The Women’s March Rivalry Is Just The Left Eating Itself (HBO)

In 2017, 4 million people marched in women’s marches across America. The second-biggest march, in New York, was run by a first-time activist, Katherine Siemionko. Eventually, she quit her job at Goldman Sachs to run the non-profit she created, the Women’s March Alliance. This year, Siemionko had to worry about more than march logistics. She had to worry about a rival women’s event, run by the more-famous Women’s March Inc.

But what might superficially seem like a petty turf war is actually about a broader debate within progressive politics, over intersectionality, and what role race and ethnicity should play in the direction of the women’s movement.

Siemionko is relatively new to the women’s movement. She remembers being in business school at St. Louis University in Missouri and seeing a workshop called “Shattering the Glass Ceiling.” She didn’t get it.

“All my friends were like, ‘You have to go.’ And I was like, ‘I don’t know what a glass ceiling is,’” Siemionko says. “I remember reading what a glass ceiling was and thinking, ‘That’s because women can’t negotiate.’ … Boy was I wrong.”

Her experience on Wall Street began to open her eyes. “I had men reporting to me making double my salary. And it was a hard journey for me to realize that women in this country don’t have equal rights.”

In a way, Siemionko embodies a debate within feminism over intersectional feminism, the idea that there’s no universal experience of being a woman, but that oppression based on class, race, disability, sexuality all interact. Siemionko doesn’t think that way. “The moment you say you’re white, therefore, you are racist… I can’t say ‘You’re black, therefore,’ ‘You are Latino, therefore’… we are all one. We have to stop looking at each other as skin colors.”

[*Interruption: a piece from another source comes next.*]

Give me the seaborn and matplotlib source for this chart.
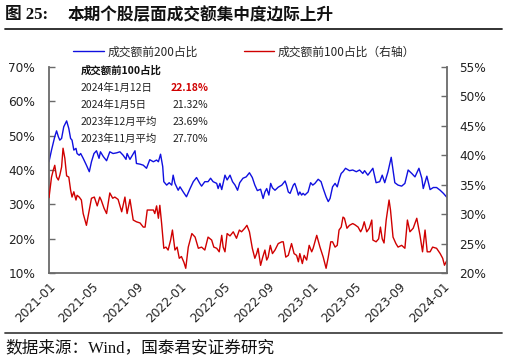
import matplotlib
matplotlib.use("Agg")
import matplotlib.pyplot as plt
import matplotlib.dates as mdates
from matplotlib.lines import Line2D
from matplotlib.ticker import FuncFormatter
import seaborn as sns
import pandas as pd

# ---------------- data ----------------
blue_dates = [
    "2021-01-01", "2021-01-08", "2021-01-17", "2021-01-22", "2021-01-27", "2021-01-31", "2021-02-05",
    "2021-02-11", "2021-02-19", "2021-02-25", "2021-03-02", "2021-03-06", "2021-03-11", "2021-03-17",
    "2021-03-20", "2021-03-26", "2021-03-30", "2021-04-06", "2021-04-15", "2021-04-23", "2021-04-29",
    "2021-05-06", "2021-05-13", "2021-05-20", "2021-05-24", "2021-06-01", "2021-06-10", "2021-06-19",
    "2021-06-28", "2021-07-08", "2021-07-17", "2021-07-26", "2021-08-03", "2021-08-06", "2021-08-14",
    "2021-08-28", "2021-09-01", "2021-09-11", "2021-09-20", "2021-09-29", "2021-10-08", "2021-10-18",
    "2021-10-27", "2021-11-01", "2021-11-07", "2021-11-13", "2021-11-16", "2021-11-24", "2021-12-01",
    "2021-12-08", "2021-12-12", "2021-12-17", "2021-12-26", "2021-12-31", "2022-01-09", "2022-01-18",
    "2022-01-28", "2022-02-06", "2022-02-15", "2022-02-24", "2022-03-01", "2022-03-10", "2022-03-19",
    "2022-03-26", "2022-04-02", "2022-04-12", "2022-04-16", "2022-04-21", "2022-04-26", "2022-05-05",
    "2022-05-11", "2022-05-19", "2022-05-26", "2022-06-02", "2022-06-09", "2022-06-15", "2022-06-24",
    "2022-07-03", "2022-07-12", "2022-07-20", "2022-07-27", "2022-08-03", "2022-08-12", "2022-08-19",
    "2022-08-24", "2022-08-29", "2022-09-04", "2022-09-09", "2022-09-14", "2022-09-21", "2022-09-30",
    "2022-10-10", "2022-10-19", "2022-10-23", "2022-10-28", "2022-11-02", "2022-11-11", "2022-11-15",
    "2022-11-20", "2022-11-25", "2022-11-29", "2022-12-04", "2022-12-08", "2022-12-13", "2022-12-22",
    "2022-12-29", "2023-01-04", "2023-01-10", "2023-01-19", "2023-01-27", "2023-02-02", "2023-02-10",
    "2023-02-16", "2023-02-21", "2023-02-28", "2023-03-07", "2023-03-13", "2023-03-20", "2023-03-24",
    "2023-03-29", "2023-04-05", "2023-04-16", "2023-04-25", "2023-05-05", "2023-05-14", "2023-05-23",
    "2023-05-28", "2023-06-06", "2023-06-20", "2023-06-29", "2023-07-09", "2023-07-16", "2023-07-23",
    "2023-08-01", "2023-08-10", "2023-08-15", "2023-08-20", "2023-08-29", "2023-09-08", "2023-09-17",
    "2023-09-26", "2023-10-06", "2023-10-15", "2023-10-26", "2023-11-03", "2023-11-07", "2023-11-17",
    "2023-11-26", "2023-12-05", "2023-12-14", "2023-12-24", "2024-01-02", "2024-01-12",
]
top200 = [
    42.4, 45.8, 49.7, 51.4, 49.7, 48.7, 49.2,
    52.6, 54.3, 52.1, 49.2, 48.7, 45.8, 46.3,
    44.8, 44.3, 44.8, 43.4, 41.4, 39.5, 42.4,
    44.8, 45.6, 43.4, 45.3, 43.9, 42.7, 45.3,
    44.8, 45.0, 45.3, 44.3, 43.1, 44.8, 43.1,
    45.6, 41.9, 41.7, 41.4, 40.5, 43.0, 42.4,
    42.9, 42.4, 44.6, 41.0, 36.6, 35.6, 36.3,
    35.6, 38.5, 36.1, 34.1, 35.1, 33.6, 32.2,
    34.6, 36.6, 37.8, 36.1, 35.3, 36.6, 36.6,
    37.6, 36.6, 36.1, 34.6, 36.1, 34.3, 38.5,
    37.1, 38.5, 36.6, 35.6, 34.1, 36.3, 37.6,
    38.0, 39.2, 37.8, 35.6, 34.0, 34.4, 31.7,
    33.6, 34.6, 32.7, 36.1, 34.8, 34.1, 35.0,
    35.6, 36.8, 35.6, 33.6, 33.2, 35.6, 36.1,
    34.6, 32.7, 33.6, 32.7, 33.2, 32.7, 33.6,
    36.3, 35.6, 36.1, 37.3, 36.6, 34.6, 32.2,
    30.8, 31.7, 35.1, 36.1, 35.1, 37.8, 39.0,
    39.5, 40.5, 39.8, 40.0, 39.5, 40.0, 39.0,
    39.8, 38.5, 40.5, 36.3, 36.6, 38.5, 36.3,
    39.5, 43.7, 40.0, 36.3, 35.6, 35.3, 36.1,
    40.0, 39.0, 38.0, 40.5, 37.6, 34.6, 38.2,
    34.3, 34.9, 34.9, 34.1, 33.2, 32.0,
]

red_dates = [
    "2021-01-01", "2021-01-08", "2021-01-13", "2021-01-17", "2021-01-22", "2021-01-27", "2021-01-31",
    "2021-02-05", "2021-02-09", "2021-02-14", "2021-02-19", "2021-02-25", "2021-03-02", "2021-03-06",
    "2021-03-11", "2021-03-17", "2021-03-20", "2021-03-26", "2021-04-01", "2021-04-06", "2021-04-15",
    "2021-04-23", "2021-04-29", "2021-05-07", "2021-05-15", "2021-05-22", "2021-05-26", "2021-06-03",
    "2021-06-10", "2021-06-19", "2021-06-27", "2021-07-03", "2021-07-12", "2021-07-22", "2021-07-31",
    "2021-08-06", "2021-08-14", "2021-08-23", "2021-09-01", "2021-09-11", "2021-09-20", "2021-09-25",
    "2021-10-01", "2021-10-08", "2021-10-18", "2021-10-22", "2021-10-27", "2021-11-01", "2021-11-05",
    "2021-11-10", "2021-11-16", "2021-11-22", "2021-11-28", "2021-12-05", "2021-12-10", "2021-12-17",
    "2021-12-23", "2021-12-29", "2022-01-04", "2022-01-11", "2022-01-16", "2022-01-23", "2022-02-02",
    "2022-02-11", "2022-02-20", "2022-03-01", "2022-03-10", "2022-03-19", "2022-03-29", "2022-04-04",
    "2022-04-12", "2022-04-19", "2022-04-26", "2022-04-30", "2022-05-05", "2022-05-11", "2022-05-19",
    "2022-05-28", "2022-06-06", "2022-06-14", "2022-06-20", "2022-06-29", "2022-07-05", "2022-07-12",
    "2022-07-20", "2022-07-27", "2022-08-01", "2022-08-05", "2022-08-12", "2022-08-18", "2022-08-24",
    "2022-08-29", "2022-09-02", "2022-09-08", "2022-09-14", "2022-09-21", "2022-09-30", "2022-10-10",
    "2022-10-14", "2022-10-21", "2022-10-28", "2022-11-06", "2022-11-13", "2022-11-20", "2022-11-25",
    "2022-11-29", "2022-12-06", "2022-12-11", "2022-12-18", "2022-12-25", "2023-01-01", "2023-01-05",
    "2023-01-15", "2023-01-24", "2023-02-02", "2023-02-10", "2023-02-16", "2023-02-23", "2023-02-28",
    "2023-03-07", "2023-03-13", "2023-03-18", "2023-03-24", "2023-03-29", "2023-04-02", "2023-04-09",
    "2023-04-16", "2023-04-25", "2023-05-01", "2023-05-10", "2023-05-17", "2023-05-22", "2023-05-27",
    "2023-06-03", "2023-06-10", "2023-06-17", "2023-06-20", "2023-06-29", "2023-07-06", "2023-07-11",
    "2023-07-16", "2023-07-21", "2023-07-27", "2023-08-04", "2023-08-08", "2023-08-15", "2023-08-23",
    "2023-08-29", "2023-09-08", "2023-09-17", "2023-09-24", "2023-10-01", "2023-10-10", "2023-10-20",
    "2023-10-29", "2023-11-05", "2023-11-12", "2023-11-18", "2023-11-26", "2023-12-03", "2023-12-14",
    "2023-12-24", "2023-12-31", "2024-01-05", "2024-01-12",
]
top100 = [
    32.8, 36.3, 37.5, 38.3, 36.3, 35.8, 36.6,
    38.0, 41.2, 39.5, 36.5, 36.3, 34.1, 32.9,
    33.8, 32.4, 33.2, 32.9, 32.4, 30.1, 28.1,
    30.7, 32.7, 32.9, 31.4, 32.9, 32.4, 31.0,
    30.1, 33.6, 32.7, 32.9, 32.5, 30.4, 32.9,
    30.1, 32.5, 29.0, 28.7, 28.5, 27.8, 27.8,
    30.7, 30.7, 30.7, 30.1, 31.4, 29.3, 31.5,
    28.4, 24.2, 24.4, 23.9, 25.6, 27.3, 23.9,
    24.4, 22.5, 22.8, 21.8, 20.8, 24.4, 26.7,
    26.1, 24.2, 24.4, 23.9, 26.1, 25.6, 24.4,
    24.2, 23.6, 26.4, 24.4, 23.6, 26.7, 26.3,
    27.0, 25.9, 27.3, 27.0, 27.6, 28.1, 27.0,
    24.2, 22.5, 23.3, 24.2, 21.3, 22.7, 23.9,
    22.2, 22.7, 24.7, 23.3, 23.9, 25.0, 25.3,
    25.3, 22.7, 23.0, 25.0, 23.3, 23.0, 21.9,
    23.3, 21.6, 23.0, 22.2, 24.7, 23.6, 24.2,
    26.4, 24.4, 22.7, 20.8, 22.7, 25.3, 25.3,
    24.4, 24.7, 27.3, 27.8, 29.5, 29.3, 27.6,
    28.1, 28.4, 28.2, 27.8, 27.0, 27.6, 28.7,
    27.0, 27.6, 29.0, 25.6, 25.3, 25.8, 27.8,
    25.8, 25.1, 29.0, 32.4, 30.7, 26.1, 25.0,
    24.4, 24.7, 24.2, 29.0, 27.0, 27.6, 29.3,
    26.4, 23.6, 27.3, 23.6, 23.6, 24.4, 24.2,
    23.3, 22.5, 21.32, 22.18,
]

left_ticks = [10, 20, 30, 40, 50, 60, 70]
right_ticks = [20, 25, 30, 35, 40, 45, 50, 55]

title_label = "图 25:"
title_text = "本期个股层面成交额集中度边际上升"
source_text = "数据来源：Wind，国泰君安证券研究"
label_200 = "成交额前200占比"
label_100 = "成交额前100占比（右轴）"

table_title = "成交额前100占比"
table_rows = ["2024年1月12日", "2024年1月5日", "2023年12月平均", "2023年11月平均"]
table_vals = ["22.18%", "21.32%", "23.69%", "27.70%"]

# ---------------- style ----------------
sns.set_style("white")
plt.rcParams["font.family"] = ["DejaVu Sans", "Noto Sans CJK SC"]
plt.rcParams["axes.unicode_minus"] = False

BLUE = "#1010E0"
RED = "#D00000"
SPINE = "#6a6a6a"

df_b = pd.DataFrame({"date": pd.to_datetime(blue_dates), "v": top200})
df_r = pd.DataFrame({"date": pd.to_datetime(red_dates), "v": top100})

fig = plt.figure(figsize=(5.07, 3.63), dpi=100)
ax = fig.add_axes([49 / 507, 1 - 273 / 363, 398 / 507, 206 / 363])
ax2 = ax.twinx()

sns.lineplot(data=df_b, x="date", y="v", ax=ax, color=BLUE, linewidth=1.0)
sns.lineplot(data=df_r, x="date", y="v", ax=ax2, color=RED, linewidth=1.0)

ax.set_ylim(10, 70)
ax2.set_ylim(20, 55)
ax.set_yticks(left_ticks)
ax2.set_yticks(right_ticks)
pct = FuncFormatter(lambda v, p: f"{v:.0f}%")
ax.yaxis.set_major_formatter(pct)
ax2.yaxis.set_major_formatter(pct)

ax.set_xlim(pd.Timestamp("2021-01-01"), pd.Timestamp("2024-01-12"))
ax.xaxis.set_major_locator(mdates.MonthLocator(bymonth=[1, 5, 9]))
ax.xaxis.set_major_formatter(mdates.DateFormatter("%Y-%m"))

for a in (ax, ax2):
    a.set_xlabel("")
    a.set_ylabel("")
    a.spines["top"].set_visible(False)
    for s in ("left", "right", "bottom"):
        a.spines[s].set_color(SPINE)
        a.spines[s].set_linewidth(1.3)
    a.tick_params(axis="both", direction="in", length=4, width=1.0, color=SPINE,
                  labelsize=8.7, labelcolor="#222222")
ax.spines["right"].set_visible(False)
ax2.spines["left"].set_visible(False)
ax2.spines["bottom"].set_visible(False)

for lbl in ax.get_xticklabels():
    lbl.set_rotation(45)
    lbl.set_ha("right")
    lbl.set_rotation_mode("anchor")
ax.tick_params(axis="x", pad=5)
ax.tick_params(axis="y", pad=10)
ax2.tick_params(axis="y", pad=9)

# inset table
tx0 = (81 - 49) / 398
tx1 = (171 - 49) / 398
ax.text(tx0, (273 - 71) / 206, table_title, transform=ax.transAxes, fontsize=7.5,
        fontweight="bold", va="center", ha="left", color="#111111",
        family=["Noto Sans CJK SC"])
row_y = [87.7, 105, 121.7, 139]
for i, (r, v) in enumerate(zip(table_rows, table_vals)):
    yy = (273 - row_y[i]) / 206
    ax.text(tx0, yy, r, transform=ax.transAxes, fontsize=7.5, va="center", ha="left",
            color="#222222", family=["Noto Sans CJK SC"])
    ax.text(tx1 + (0 if i == 0 else 0.003), yy, v, transform=ax.transAxes, fontsize=7.5,
            va="center", ha="left",
            color=(RED if i == 0 else "#222222"),
            fontweight=("bold" if i == 0 else "normal"), family=["Noto Sans CJK SC"])

# legend
handles = [Line2D([], [], color=BLUE, lw=1.0), Line2D([], [], color=RED, lw=1.0)]
fig.legend(handles, [label_200, label_100], loc="center", bbox_to_anchor=(244 / 507, 1 - 52 / 363),
           ncol=2, frameon=False, handlelength=2.6, handletextpad=0.3,
           columnspacing=3.9, prop={"family": ["Noto Sans CJK SC"], "size": 8.5})

# title and rules
fig.text(5 / 507, 1 - 15 / 363, title_label, fontsize=12, fontweight="bold", va="center",
         ha="left", family=["Liberation Serif", "Noto Sans CJK SC"], color="#111111")
fig.text(68 / 507, 1 - 15 / 363, title_text, fontsize=12, fontweight="bold", va="center",
         ha="left", family=["Noto Sans CJK SC"], color="#111111")
fig.add_artist(Line2D([5 / 507, 502 / 507], [1 - 29 / 363, 1 - 29 / 363], color="#222222",
                      lw=1.3, transform=fig.transFigure))
fig.add_artist(Line2D([5 / 507, 502 / 507], [1 - 333 / 363, 1 - 333 / 363], color="#444444",
                      lw=1.3, transform=fig.transFigure))
fig.text(5 / 507, 1 - 348 / 363, source_text, fontsize=12, va="center", ha="left",
         family=["Liberation Serif", "Noto Sans CJK SC"], color="#111111")

fig.savefig("out.png", dpi=100)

Even so she’s deeply aware of how her words are perceived.

“Your speech is inhibited by this concept that any words you say may offend somebody, and we have to get over that. We have to say look we’re doing the best that we can,” Siemionko says. “I have to be careful with my wording because it will get picked apart. That’s the society we live in. I cannot speak my thoughts. I have to filter them.”